Nuhu further stated that the operating environment the carriers find themselves in is too harsh for them to be profitable including the high cost of insurance for their airplanes.

”Nigerian airlines are operating in a very difficult environment. An airline cannot operate in isolation of the economy it is operating in and the Nigerian economy is in very difficult times. The cost of financing is 25 percent. That is killing to start with. You take a loan and you are paying 25 percent of whatever you make to the bank”.

“You are not talking of your expenses, your cost, and your current and long-term liabilities. Quite a few of them are in financial strait and some are okay. So, that is the way it is. It is a very difficult environment for the airlines and we also sincerely sympathise with them and we will try and see where we have flexibility to make life easy for them.”

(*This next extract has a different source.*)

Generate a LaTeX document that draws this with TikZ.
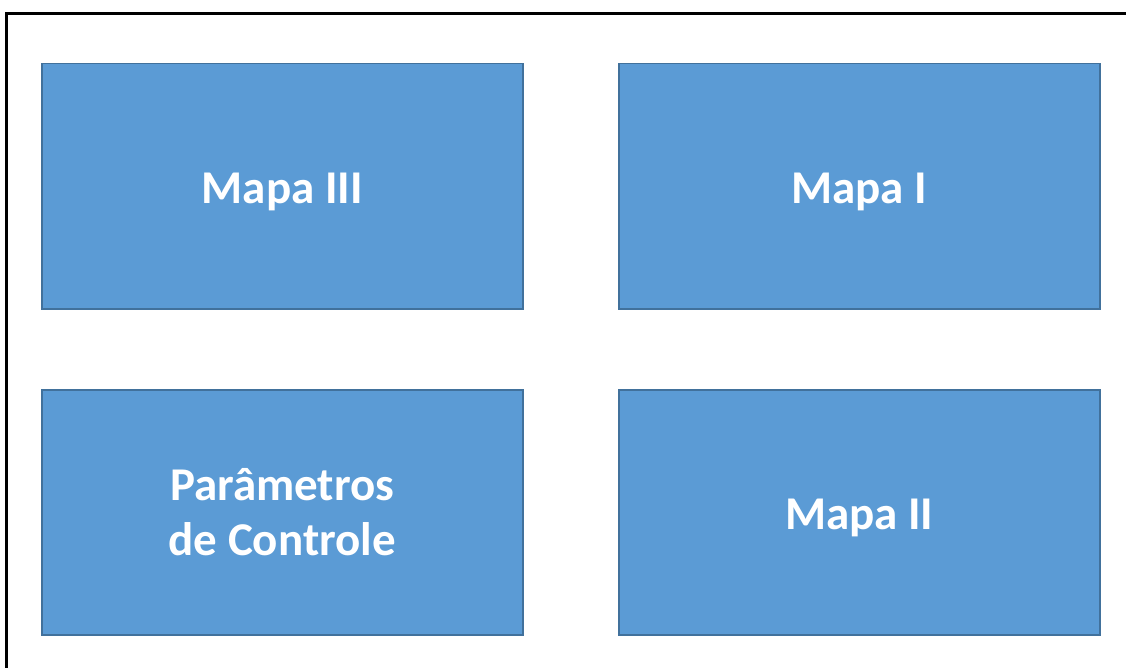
\documentclass[tikz,border=0pt]{standalone}
\usepackage{fontspec}
\setmainfont{Carlito}
\definecolor{boxfill}{HTML}{5B9BD5}
\definecolor{boxline}{HTML}{41719C}
\begin{document}
\begin{tikzpicture}[x=1pt,y=-1pt,
  mapbox/.style={draw=boxline,fill=boxfill,line width=1.5pt,minimum width=481pt,minimum height=245pt,anchor=north west,inner sep=0pt},
  maptext/.style={text=white,align=center,inner sep=0pt,font=\fontsize{47}{55}\selectfont\bfseries}]
\useasboundingbox (0,0) rectangle (1126,668);
\clip (0,0) rectangle (1126,668);
\draw[line width=3pt,black] (6.5,680) -- (6.5,13.5) -- (1140,13.5);
\node[mapbox] (m3) at (41,63) {};
\node[mapbox] (m1) at (618,63) {};
\node[mapbox] (pc) at (41,389) {};
\node[mapbox] (m2) at (618,389) {};
\node[maptext,yshift=-6pt] (t3) at (m3.center) {Mapa III};
\node[maptext,yshift=-6pt] (t1) at (m1.center) {Mapa I};
\node[maptext,yshift=0pt] (tp) at (pc.center) {Parâmetros\\de Controle};
\node[maptext,yshift=-6pt] (t2) at (m2.center) {Mapa II};
\end{tikzpicture}
\end{document}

On how the CAA is trying to mitigate some of the airlines’, challenges Captain Nuhu said, “Like the issue of insurance, the insurance is from Lloyds of London, from another country, and it requires a huge amount of foreign exchange. Normally, insurance pay is for one year, but we know an airline that has 20, or 30 aircraft like Air Peace for it to pay insurance is a huge task, that is why we say pay quarterly, at least to reduce the financial burden, especially on the requirement of getting foreign exchange at a time.”

Some Nigerian airlines

“We try to assist the airlines in that area, and those who have debts, we reach an agreement with them. If I have N1 billion with you, I am not asking you to pay that N1 billion to me, because if I do that, I am going to kill your business. So, we reach a Memorandum of Understanding (MoU) and they pay an amount that will not cripple their operation.

“But also, they have to pay a reasonable amount to clear those outstanding debts. Those are the areas where we have flexibility with the industry.”

Reacting to a statement credited to the International Air Transport Association ( IATA) that Abuja and Lagos airports are the most expensive airports in the world with about 27 revenue charges imposed on airlines, he said most of those charges are from other organisations within the airport.

He said, ”What we need to understand is that a lot of these charges are not from the aviation agencies, but are more in the cargo area. All sorts of people are illegally making these charges. So, aviation will start, at least we will consolidate and see where we can streamline and merge those charges and see what can be done. But there are a lot of people and lots of charges have nothing to do with aviation aeronautical charges. It is other organisations that are in the airport that put these charges. But, sometimes as Nigerians, we need to all sit down as a team and see the damage we are doing to our country.

Private jets on an airport tarmac

He continued,” Like in Lagos, there are so many charges, you want to export your cargo, there are so many charges. By the time you pay those charges, your products are not even competitive anymore. That is why you see a lot of planes bringing in cargo, and they leave empty out of Nigeria because exports are not viable and lots of these are charged by a plethora of these agencies. It is really hurting us.”